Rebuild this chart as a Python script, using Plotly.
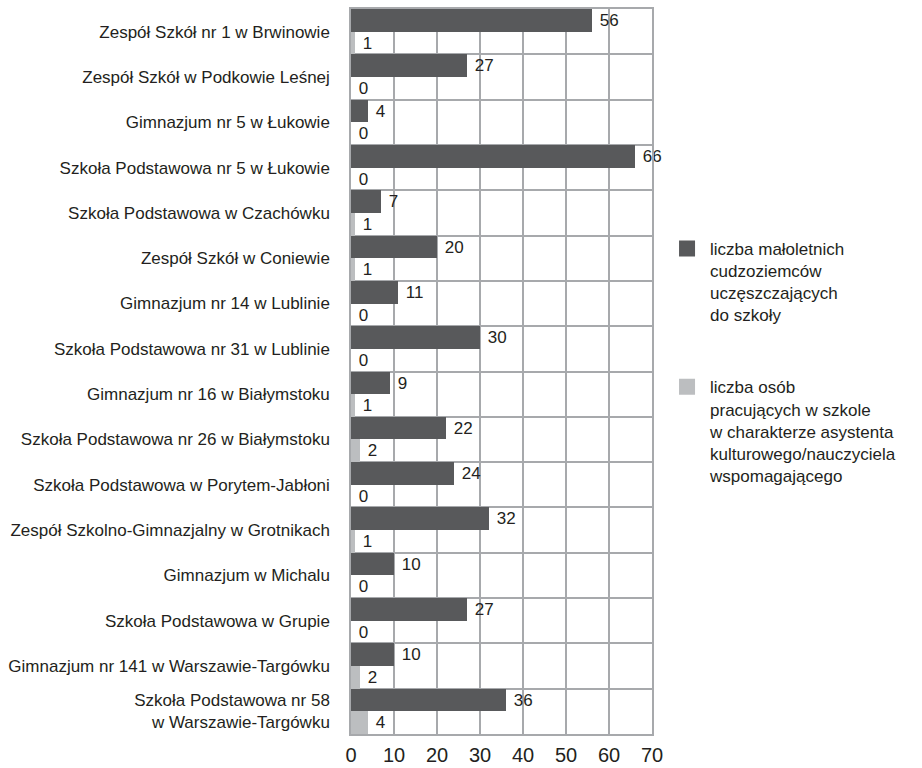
import plotly.graph_objects as go

categories = [
    "Zespół Szkół nr 1 w Brwinowie",
    "Zespół Szkół w Podkowie Leśnej",
    "Gimnazjum nr 5 w Łukowie",
    "Szkoła Podstawowa nr 5 w Łukowie",
    "Szkoła Podstawowa w Czachówku",
    "Zespół Szkół w Coniewie",
    "Gimnazjum nr 14 w Lublinie",
    "Szkoła Podstawowa nr 31 w Lublinie",
    "Gimnazjum nr 16 w Białymstoku",
    "Szkoła Podstawowa nr 26 w Białymstoku",
    "Szkoła Podstawowa w Porytem-Jabłoni",
    "Zespół Szkolno-Gimnazjalny w Grotnikach",
    "Gimnazjum w Michalu",
    "Szkoła Podstawowa w Grupie",
    "Gimnazjum nr 141 w Warszawie-Targówku",
    "Szkoła Podstawowa nr 58<br>w Warszawie-Targówku",
]
students = [56, 27, 4, 66, 7, 20, 11, 30, 9, 22, 24, 32, 10, 27, 10, 36]
assistants = [1, 0, 0, 0, 1, 1, 0, 0, 1, 2, 0, 1, 0, 0, 2, 4]

name_students = "liczba małoletnich<br>cudzoziemców<br>uczęszczających<br>do szkoły"
name_assist = "liczba osób<br>pracujących w szkole<br>w charakterze asystenta<br>kulturowego/nauczyciela<br>wspomagającego"

x_ticks = [0, 10, 20, 30, 40, 50, 60, 70]

FONT = "Liberation Sans, Arial, sans-serif"
TXT = "#231f20"
DARK = "#58595b"
LIGHT = "#bcbec0"

fig = go.Figure()
fig.add_trace(go.Bar(
    y=categories, x=students, orientation="h", name=name_students,
    showlegend=False,
    marker=dict(color=DARK, line=dict(width=0)),
    text=students, texttemplate="\u00a0%{text}", textposition="outside",
    textangle=0, constraintext="none",
    textfont=dict(family=FONT, size=17, color=TXT), cliponaxis=False,
))
fig.add_trace(go.Bar(
    y=categories, x=assistants, orientation="h", name=name_assist,
    showlegend=False,
    marker=dict(color=LIGHT, line=dict(width=0)),
    text=assistants, texttemplate="\u00a0%{text}", textposition="outside",
    textangle=0, constraintext="none",
    textfont=dict(family=FONT, size=17, color=TXT), cliponaxis=False,
))
# legend-only entries with larger square swatches
for nm, col, grp in [(name_students, DARK, "a"), (name_assist, LIGHT, "b")]:
    fig.add_trace(go.Scatter(
        x=[None], y=[None], mode="markers", name=nm, legendgroup=grp,
        marker=dict(symbol="square", size=17, color=col, line=dict(width=0)),
        showlegend=True,
    ))

fig.update_layout(
    width=922, height=768,
    margin=dict(l=351, r=270, t=9, b=34),
    barmode="group", bargap=0, bargroupgap=0,
    plot_bgcolor="white", paper_bgcolor="white",
    font=dict(family=FONT, color=TXT, size=17),
    showlegend=True,
    legend=dict(
        x=1.04, y=0.694, xanchor="left", yanchor="top",
        font=dict(family=FONT, size=17, color=TXT),
        tracegroupgap=47, itemwidth=36, valign="top", itemsizing="trace",
        bgcolor="rgba(0,0,0,0)",
    ),
    xaxis=dict(
        range=[0, 70], tickvals=x_ticks, ticktext=[str(v) for v in x_ticks],
        showgrid=True, gridcolor="#a7a9ac", gridwidth=1.5,
        showline=True, linecolor="#a7a9ac", linewidth=1.5, mirror=True,
        zeroline=False, ticks="", ticklabelstandoff=2, automargin=False,
        tickfont=dict(family=FONT, size=20, color=TXT),
    ),
    yaxis=dict(
        autorange="reversed", tickson="boundaries", automargin=False,
        showgrid=True, gridcolor="#a7a9ac", gridwidth=1.5,
        showline=True, linecolor="#a7a9ac", linewidth=1.5, mirror=True,
        ticks="", ticklabelstandoff=16,
        tickfont=dict(family=FONT, size=17, color=TXT),
    ),
)

fig.write_html("out.html")
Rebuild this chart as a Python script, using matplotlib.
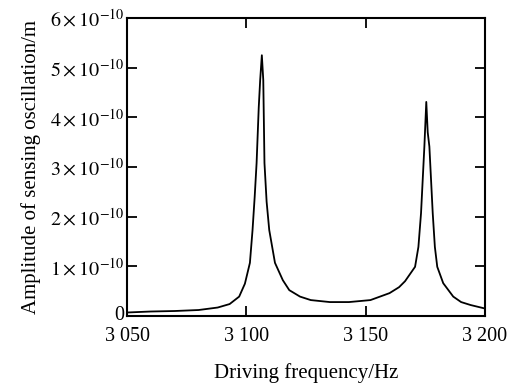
import matplotlib
matplotlib.use("Agg")
import matplotlib.pyplot as plt
import matplotlib.transforms as mtransforms

freq = [3050, 3060, 3070, 3080, 3088, 3093, 3097, 3099.4, 3101.5, 3102.6, 3103.5,
        3104.3, 3105.2, 3105.8, 3106.5, 3107.1, 3107.6, 3108.5, 3109.6, 3112, 3115.3,
        3118, 3122.5, 3127, 3135, 3143, 3152, 3160, 3164, 3166.5, 3170.7, 3172.1,
        3173.2, 3173.9, 3174.6, 3175.4, 3176.0, 3176.7, 3177.4, 3178.1, 3179, 3180,
        3182.5, 3186.7, 3190, 3194, 3200]
amp_e10 = [0.07, 0.09, 0.10, 0.12, 0.17, 0.24, 0.39, 0.65, 1.07, 1.73, 2.40,
           3.08, 4.20, 4.75, 5.25, 4.75, 3.08, 2.30, 1.73, 1.07, 0.72,
           0.52, 0.39, 0.32, 0.28, 0.28, 0.32, 0.46, 0.58, 0.70, 0.99, 1.39,
           2.07, 2.74, 3.41, 4.31, 3.70, 3.41, 2.74, 2.07, 1.39, 0.99,
           0.66, 0.39, 0.28, 0.22, 0.15]
xticks = [3050, 3100, 3150, 3200]
xticklabels = ["3 050", "3 100", "3 150", "3 200"]
yticks = [0, 1, 2, 3, 4, 5, 6]
yticklabels = ["0"] + [r"$%d\times10^{-10}$" % k for k in range(1, 7)]

plt.rcParams['font.family'] = ['Liberation Serif', 'DejaVu Serif']
plt.rcParams['mathtext.fontset'] = 'stix'

fig = plt.figure(figsize=(5.22, 3.83), dpi=100)
ax = fig.add_axes([0.2433, 0.175, 0.6858, 0.778])
amp = [a * 1e-10 for a in amp_e10]
ax.plot(freq, amp, color='black', lw=1.3)
ax.set_xlim(3050, 3200)
ax.set_ylim(0, 6e-10)
ax.set_xticks(xticks)
ax.set_xticklabels(xticklabels, fontsize=14.5)
ax.set_yticks([y * 1e-10 for y in yticks])
ax.set_yticklabels(yticklabels, fontsize=14.5)
ax.tick_params(direction='in', length=7, width=1.3, top=True, right=True)
ax.tick_params(axis='x', pad=8)
ax.tick_params(axis='y', pad=2)
for s in ax.spines.values():
    s.set_linewidth(1.5)
# nudge the "0" label up slightly so it clears the x tick labels
zero_lbl = ax.get_yticklabels()[0]
zero_lbl.set_transform(zero_lbl.get_transform() +
                       mtransforms.ScaledTranslation(0, 2 / 72, fig.dpi_scale_trans))
ax.set_xlabel("Driving frequency/Hz", fontsize=15, labelpad=12)
ax.set_ylabel("Amplitude of sensing oscillation/m", fontsize=15, labelpad=6)
fig.savefig("out.png", dpi=100)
#####
* **WORK TO BE COMPLETED**
In the listing above, find the line containing "Rebuild this chart as a Python script, using matplotlib." and the line containing "import matplotlib.transforms as mtransforms", then write out both of them and every line between, exactly, with no pictures.

* **TASK SOLUTION**
Rebuild this chart as a Python script, using matplotlib.
import matplotlib
matplotlib.use("Agg")
import matplotlib.pyplot as plt
import matplotlib.transforms as mtransforms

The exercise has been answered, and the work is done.